# Exercise description:
Write the data out again exactly, dropping any images it holds.

# Data excerpt:
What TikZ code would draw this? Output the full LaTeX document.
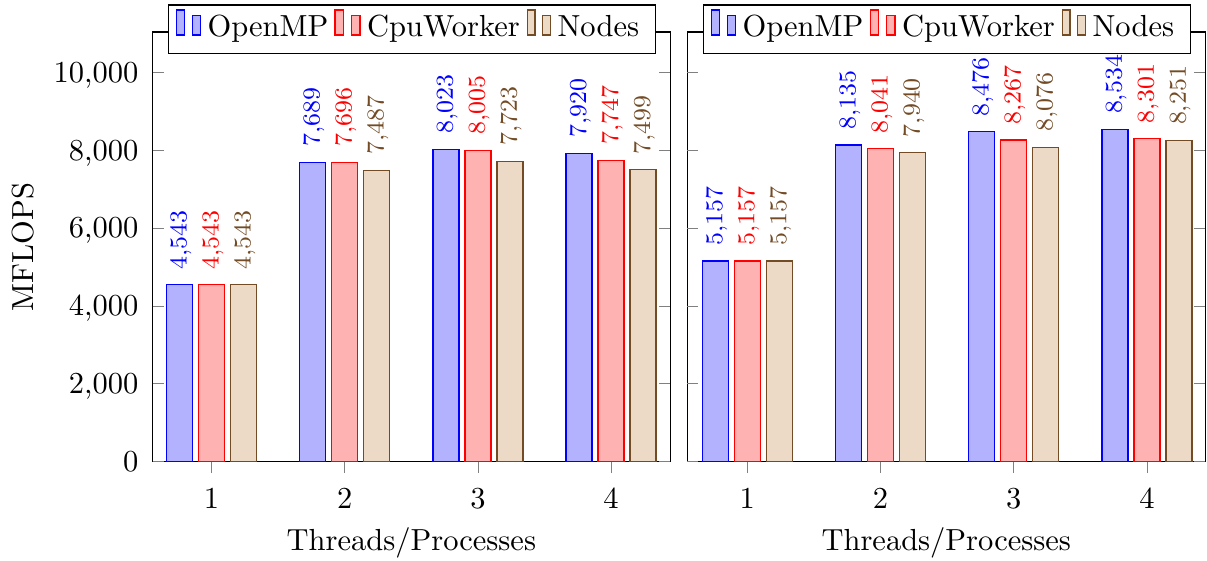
\documentclass[tikz,border=0pt]{standalone}
\usepackage{xcolor}

% three bars of one group with their value labels
% #1 name prefix, #2 group centre, #3-#5 values, #6-#8 printed values
\newcommand\bargroup[8]{%
  \draw[barA] ({#2-32-13},461.5) rectangle ({#2-32+13},{461.5-#3*0.0389});
  \draw[barB] ({#2-13},461.5) rectangle ({#2+13},{461.5-#4*0.0389});
  \draw[barC] ({#2+32-13},461.5) rectangle ({#2+32+13},{461.5-#5*0.0389});
  \node[vallabel, text=blue] (#1a) at ({#2-32+7},{461.5-#3*0.0389-15}) {#6};
  \node[vallabel, text=red] (#1b) at ({#2+7},{461.5-#4*0.0389-15}) {#7};
  \node[vallabel, text=brown!60!black] (#1c) at ({#2+32+7},{461.5-#5*0.0389-15}) {#8};
  \draw[tickmark] (#2,461.5) -- (#2,472.5);
}

% legend box with its three entries, shifted by #2
\newcommand\legendrow[2]{%
  \begin{scope}[xshift=#2*0.328pt]
    \node[legendbox, minimum width=487*0.328pt, minimum height=48.4*0.328pt, anchor=north west]
      (#1box) at (168,4.3) {};
    \draw[barA] (176.4,35) rectangle (184.7,10);
    \draw[barA] (192.2,35) rectangle (200.8,15.7);
    \node[anchor=base west, inner sep=0pt] (#1open) at (207,36) {OpenMP};
    \draw[barB] (335.1,35) rectangle (343.4,10);
    \draw[barB] (351.3,35) rectangle (359.9,15.7);
    \node[anchor=base west, inner sep=0pt] (#1cpu) at (366.5,36) {CpuWorker};
    \draw[barC] (527.2,35) rectangle (535,10);
    \draw[barC] (542.6,35) rectangle (550.5,15.7);
    \node[anchor=base west, inner sep=0pt] (#1nodes) at (557,36) {Nodes};
  \end{scope}
}

% axis frame with inward y ticks, #2 = left edge, #3 = right edge
\newcommand\axisframe[3]{%
  \draw[axisline] (#2,32) rectangle (#3,461.5);
  \foreach \v in {0,2000,4000,6000,8000,10000}{
    \draw[tickmark] (#2,{461.5-\v*0.0389}) -- ({#2+11},{461.5-\v*0.0389});
    \draw[tickmark] ({#3-11},{461.5-\v*0.0389}) -- (#3,{461.5-\v*0.0389});
  }
  \node[anchor=base, inner sep=0pt] (#1xlabel) at ({(#2+#3)/2},550) {Threads/Processes};
}

\begin{document}
\begin{tikzpicture}[x=0.328pt,y=-0.328pt,
  axisline/.style={black, line width=0.4pt},
  tickmark/.style={gray, very thin},
  barA/.style={draw=blue, fill=blue!30!white, line width=0.4pt},
  barB/.style={draw=red, fill=red!30!white, line width=0.4pt},
  barC/.style={draw=brown!60!black, fill=brown!30!white, line width=0.4pt},
  vallabel/.style={font=\footnotesize, rotate=90, anchor=base west, inner sep=0pt},
  legendbox/.style={draw=black, fill=white, line width=0.4pt, inner sep=0pt},
]
\useasboundingbox (0,0) rectangle (1207,560);

% left panel
\axisframe{L}{152.5}{670.2}
\foreach \v/\t in {0/0,2000/{2,000},4000/{4,000},6000/{6,000},8000/{8,000},10000/{10,000}}
  \node[anchor=base east, inner sep=0pt] (ytl\v) at (139,{461.5-\v*0.0389+9.8}) {\t};
\node[rotate=90, anchor=base, inner sep=0pt] (ylabel) at (33.3,247) {MFLOPS};

\bargroup{L1}{211.5}{4543}{4543}{4543}{4,543}{4,543}{4,543}
\bargroup{L2}{344.7}{7689}{7696}{7487}{7,689}{7,696}{7,487}
\bargroup{L3}{477.9}{8023}{8005}{7723}{8,023}{8,005}{7,723}
\bargroup{L4}{611.1}{7920}{7747}{7499}{7,920}{7,747}{7,499}
\foreach \i/\c in {1/211.5,2/344.7,3/477.9,4/611.1}
  \node[anchor=base, inner sep=0pt] (xtL\i) at (\c,508) {\i};
\legendrow{L}{0}

% right panel
\axisframe{R}{687.3}{1205.2}
\bargroup{R1}{747.3}{5157}{5157}{5157}{5,157}{5,157}{5,157}
\bargroup{R2}{880.5}{8135}{8041}{7940}{8,135}{8,041}{7,940}
\bargroup{R3}{1013.7}{8476}{8267}{8076}{8,476}{8,267}{8,076}
\bargroup{R4}{1146.9}{8534}{8301}{8251}{8,534}{8,301}{8,251}
\foreach \i/\c in {1/747.3,2/880.5,3/1013.7,4/1146.9}
  \node[anchor=base, inner sep=0pt] (xtR\i) at (\c,508) {\i};
\legendrow{R}{535}
\end{tikzpicture}
\end{document}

# Result:
What TikZ code would draw this? Output the full LaTeX document.
\documentclass[tikz,border=0pt]{standalone}
\usepackage{xcolor}

% three bars of one group with their value labels
% #1 name prefix, #2 group centre, #3-#5 values, #6-#8 printed values
\newcommand\bargroup[8]{%
  \draw[barA] ({#2-32-13},461.5) rectangle ({#2-32+13},{461.5-#3*0.0389});
  \draw[barB] ({#2-13},461.5) rectangle ({#2+13},{461.5-#4*0.0389});
  \draw[barC] ({#2+32-13},461.5) rectangle ({#2+32+13},{461.5-#5*0.0389});
  \node[vallabel, text=blue] (#1a) at ({#2-32+7},{461.5-#3*0.0389-15}) {#6};
  \node[vallabel, text=red] (#1b) at ({#2+7},{461.5-#4*0.0389-15}) {#7};
  \node[vallabel, text=brown!60!black] (#1c) at ({#2+32+7},{461.5-#5*0.0389-15}) {#8};
  \draw[tickmark] (#2,461.5) -- (#2,472.5);
}

% legend box with its three entries, shifted by #2
\newcommand\legendrow[2]{%
  \begin{scope}[xshift=#2*0.328pt]
    \node[legendbox, minimum width=487*0.328pt, minimum height=48.4*0.328pt, anchor=north west]
      (#1box) at (168,4.3) {};
    \draw[barA] (176.4,35) rectangle (184.7,10);
    \draw[barA] (192.2,35) rectangle (200.8,15.7);
    \node[anchor=base west, inner sep=0pt] (#1open) at (207,36) {OpenMP};
    \draw[barB] (335.1,35) rectangle (343.4,10);
    \draw[barB] (351.3,35) rectangle (359.9,15.7);
    \node[anchor=base west, inner sep=0pt] (#1cpu) at (366.5,36) {CpuWorker};
    \draw[barC] (527.2,35) rectangle (535,10);
    \draw[barC] (542.6,35) rectangle (550.5,15.7);
    \node[anchor=base west, inner sep=0pt] (#1nodes) at (557,36) {Nodes};
  \end{scope}
}

% axis frame with inward y ticks, #2 = left edge, #3 = right edge
\newcommand\axisframe[3]{%
  \draw[axisline] (#2,32) rectangle (#3,461.5);
  \foreach \v in {0,2000,4000,6000,8000,10000}{
    \draw[tickmark] (#2,{461.5-\v*0.0389}) -- ({#2+11},{461.5-\v*0.0389});
    \draw[tickmark] ({#3-11},{461.5-\v*0.0389}) -- (#3,{461.5-\v*0.0389});
  }
  \node[anchor=base, inner sep=0pt] (#1xlabel) at ({(#2+#3)/2},550) {Threads/Processes};
}

\begin{document}
\begin{tikzpicture}[x=0.328pt,y=-0.328pt,
  axisline/.style={black, line width=0.4pt},
  tickmark/.style={gray, very thin},
  barA/.style={draw=blue, fill=blue!30!white, line width=0.4pt},
  barB/.style={draw=red, fill=red!30!white, line width=0.4pt},
  barC/.style={draw=brown!60!black, fill=brown!30!white, line width=0.4pt},
  vallabel/.style={font=\footnotesize, rotate=90, anchor=base west, inner sep=0pt},
  legendbox/.style={draw=black, fill=white, line width=0.4pt, inner sep=0pt},
]
\useasboundingbox (0,0) rectangle (1207,560);

% left panel
\axisframe{L}{152.5}{670.2}
\foreach \v/\t in {0/0,2000/{2,000},4000/{4,000},6000/{6,000},8000/{8,000},10000/{10,000}}
  \node[anchor=base east, inner sep=0pt] (ytl\v) at (139,{461.5-\v*0.0389+9.8}) {\t};
\node[rotate=90, anchor=base, inner sep=0pt] (ylabel) at (33.3,247) {MFLOPS};

\bargroup{L1}{211.5}{4543}{4543}{4543}{4,543}{4,543}{4,543}
\bargroup{L2}{344.7}{7689}{7696}{7487}{7,689}{7,696}{7,487}
\bargroup{L3}{477.9}{8023}{8005}{7723}{8,023}{8,005}{7,723}
\bargroup{L4}{611.1}{7920}{7747}{7499}{7,920}{7,747}{7,499}
\foreach \i/\c in {1/211.5,2/344.7,3/477.9,4/611.1}
  \node[anchor=base, inner sep=0pt] (xtL\i) at (\c,508) {\i};
\legendrow{L}{0}

% right panel
\axisframe{R}{687.3}{1205.2}
\bargroup{R1}{747.3}{5157}{5157}{5157}{5,157}{5,157}{5,157}
\bargroup{R2}{880.5}{8135}{8041}{7940}{8,135}{8,041}{7,940}
\bargroup{R3}{1013.7}{8476}{8267}{8076}{8,476}{8,267}{8,076}
\bargroup{R4}{1146.9}{8534}{8301}{8251}{8,534}{8,301}{8,251}
\foreach \i/\c in {1/747.3,2/880.5,3/1013.7,4/1146.9}
  \node[anchor=base, inner sep=0pt] (xtR\i) at (\c,508) {\i};
\legendrow{R}{535}
\end{tikzpicture}
\end{document}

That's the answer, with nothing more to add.